God isn't just some mystical being who can see the past, present, and future. He's much more than that. He is a multidimensional, cosmic mathematician whose calculations are so accurate that He can measure the results of every action, choice, and event down to how the movement of a blade of grass will affect outcomes 1000 years down the line. He's that precise. Hard to fathom, I know, but such is His power and understanding. 

This means that God knew we, as the imperfect beings we are, would trip and fall, which means He didn't have a "Plan B," as the commenter suggested. He was already proactive in how He would fix this problem, and as you study the Bible, you'll see this system of events He put in place to bring us back, culminating in the crucifixion. There was never a need for a "Plan B," there is just "the plan." 

Let's look at it this way. When you have a child, and they're learning to walk, you know they will stumble and fall down. The solve for this is to guide them and keep your hands nearby or supporting them as they learn to take steps and keep their balance. Do you toss the child out because they didn't learn to walk immediately and were perfect in their balance? No, because that would be stupid. You love them too much and besides, you understand their stumbles. 

Now take that and make it into a cosmic undertaking. 

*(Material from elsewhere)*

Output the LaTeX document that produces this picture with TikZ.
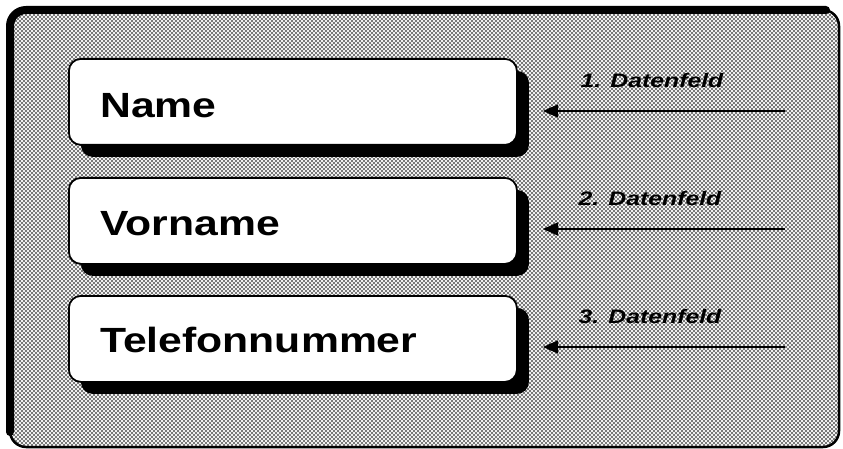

God did not plan the fall, but He did plan for the inevitability of it happening, and He let it happen because if He stopped it and forced us to do as He wanted, then He wouldn't have creatures who loved Him and obeyed Him of their own accord. He'd have automatons, and these aren't capable of love. He wants His children to choose to be with Him forever. 

And to choose requires free will, and God is all about free will.